Large-scale singularities in the response of the climate system to external forcing, such as shutdown of the North Atlantic THC or collapse of the WAIS, have occurred in the past as a result of complex forcings. Similar events in the future could have substantial impacts on natural and socioeconomic systems, but the implications have not been well studied. Determining the timing and probability of occurrence of large-scale singularities is difficult because these events are triggered by complex interactions between components of the climate system. The actual impact could lag the climate change cause (involving the magnitude and the rate of climate change) by decades to millenia. There is low to medium confidence that rapid and large temperature increases would exceed thresholds that would lead to large-scale singularities in the climate system.

Figure 19-7 sums up the reasons for concern regarding impacts relative to change in temperature. Each row corresponds to a reason for concern, and the shades correspond to the severity of impact or risk.
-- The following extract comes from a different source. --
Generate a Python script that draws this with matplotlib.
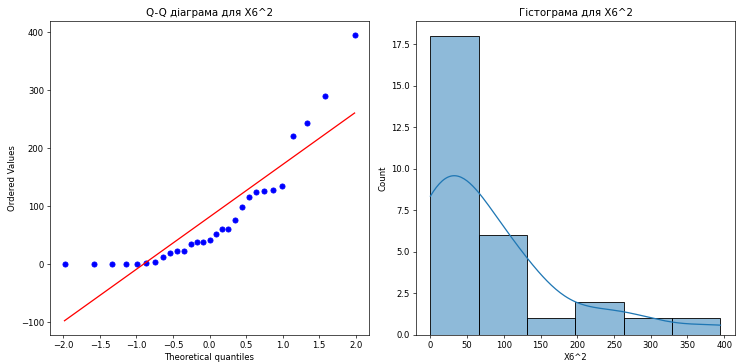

White means no or virtually neutral impact or risk, light gray means somewhat negative impacts or low risks, and dark gray means more negative impacts or higher risks. The period 1850-1990 warmed by 0.6°C and led to some impacts. Unique and threatened systems were affected, and the magnitude and frequency of some extreme events have changed. Future impacts are plotted against increases in global mean temperature after 1990.

Adverse impacts are estimated to occur in three reasons for concern even at a small increase in temperature: unique and threatened systems, extreme weather events, and distributional impacts. For the other two reasons for concern—adverse impacts and large-scale discontinuities—adverse impacts begin at the medium level of temperature increase for the former and a large temperature increase for the latter.